At Waterloo, Mr. Johnston - who prefers to live in the countryside among his Mennonite neighbours - has been pivotal in leveraging the university's longstanding dominance in information technology and the presence of Research in Motion and other companies to make the region a national high-tech hub. RIM money is also helping make the university a leader in theoretical physics and global governance research.
One enthusiastic entrepreneur recently dubbed Mr. Johnston "the greatest university president on the planet."
Mr. Johnston is fluently bilingual, steeped in both French and English political culture, more than capable, as a former law professor, of handling any constitutionally sensitive challenges such as the prorogation crisis of 2008, and so politically neutral that he has moderated several leaders' debates during federal elections.
Apart from his age - Mr. Johnston is 69 and retired general John de Chastelain recently ruled himself out of contention for the job because he is too old at 72 - there is only one possible blemish on this otherwise impeccable resume.
In 2007, Prime Minister Stephen Harper appointed him special adviser with the mandate of drawing up the terms of reference for what would become the Oliphant inquiry into the relationship between former prime minister Brian Mulroney and businessman Karlheinz Schreiber.
Mr. Johnston elected not to include the controversy over the awarding of Airbus contracts in the mandate, on the grounds that the RCMP had already been all over the case, and had come up with nothing. Critics insist the Airbus affair should have been reopened, and that Mr. Johnston was acting as the Prime Minister's man.
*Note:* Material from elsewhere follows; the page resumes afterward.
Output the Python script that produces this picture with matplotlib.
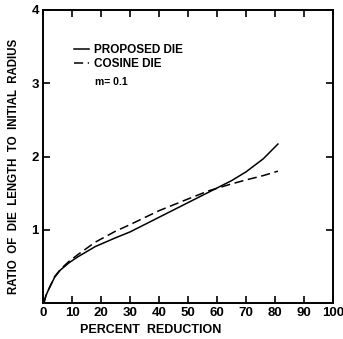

Those critics don't know Mr. Johnston, maintains Peter George, who is stepping down today after 15 years as president of McMaster University.
"He has always been his own man," Mr. George maintains. "He is a man of great integrity who calls it as he sees it. People who make such allegations would be barking up the wrong tree. That's not the David Johnston I know."
Prof. George, whose only concern is that Mr. Johnston might find the role of governor-general "a little confining," predicts he would use the largely ceremonial role "to mediate or build consensus" on major public issues "to help shape a vision for Canada."